Report: "Outage Incident - 02/07/2019 - Web App"

Last update
resolved

Issue Summary - Total Outage time: 24m - All users were unable to access the CyberSmart Web platform due to a 3rd party component failure. - Platform was down for all users from 14:45 GMT until 15:09 GMT - All customers and application HTTP requests to the platform resulted in 502 errors - A third party hosting/services company (CloudFlare) experienced an outage in which we have a number of key infrastructure components with. Timeline (GMT) - 14:45 Issue Began - 14:48: Staff were notified of the issue - 15:09: Issue resolved (by external service provider) - 15:09: CyberSmart platform back online Root Cause A number of services used to host our product provided by an external service provider had technical issues and had full outage over their platform. Resolution and recovery N/A Corrective and Preventative Measures We will be exploring contingency plans for future outages with these third party services.

Report: "Outage Incident - 03/05/2019 - Web App"

Last update
resolved

Issue Summary - Total outage time: 4h 38m - All users were unable to access the CyberSmart web dashboard, the CyberSmart applications continued to function but the requests were not handled - The web dashboard was down for all users from 13:48 until 18:26 - All customers requests to the platform resulted in 502 errors - A new feature required an unforeseen time to complete, causing our REST API’s CPU usage to run at critically high levels Timeline (GMT) - 13:48 Issue began - 13:49: Staff were notified of the issue - 16:44: Problem found - 18:23: Fix pushed to Production - 18:26: Service Restored Root Cause - Our API server handles requests from deployed applications on Desktop and Mobile (in testing) devices.
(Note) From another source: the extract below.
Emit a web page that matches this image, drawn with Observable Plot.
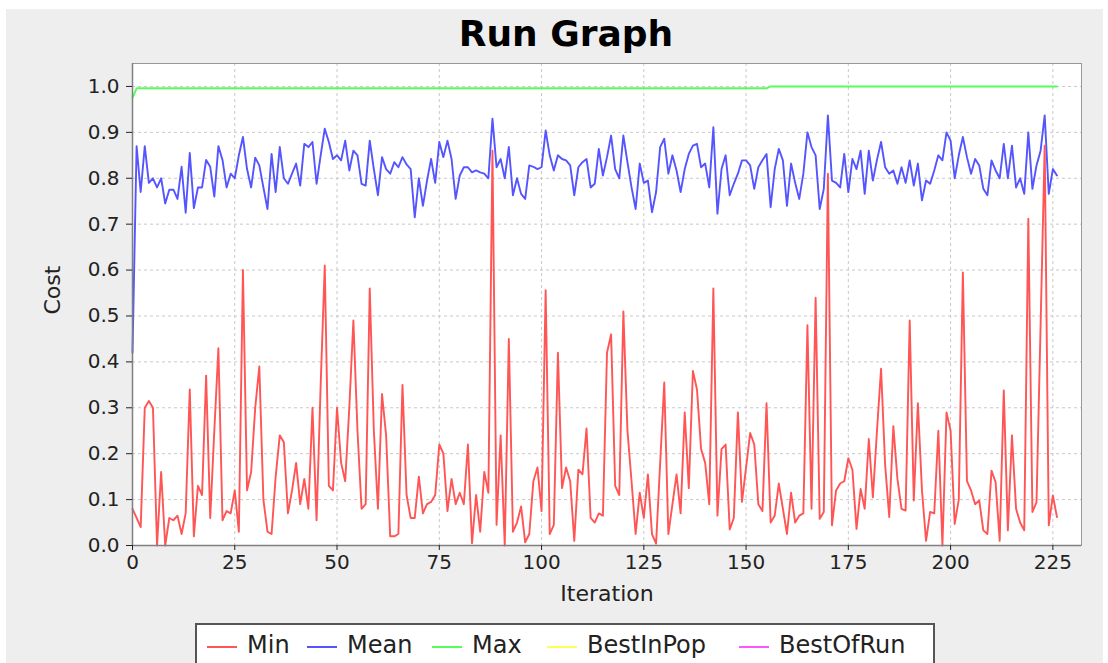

These send an update HTTP POST request containing changes of configuration every 15 minutes. Our new feature which checks application vulnerabilities on a user’s local computer does a ‘lookup’ against our database to check for any new vulnerabilities. This query was taking up to 30 seconds to return (for over 100k requests), which caused huge load on the CPU resource of the REST Server as it continued to try and processes new requests, and evidently caused the server to return 502 errors. Resolution and recovery - We have disabled the new feature from the web dashboard which was causing the downtime, and the dashboard is back online and working normally. The feature was not visible to users, so no loss of service will occur. Corrective and Preventative Measures - We have planned for these REST API endpoints to be evaluated and refactored for increased efficiency, specifically for database lookup. We aim to have the feature back online and visible in our next public release. - We are dedicating time in the coming weeks to upgrading our monitoring systems to alert us to the location of future problems, and aide us in debugging and testing, in turn allowing us to achieve a quicker resolution time when required.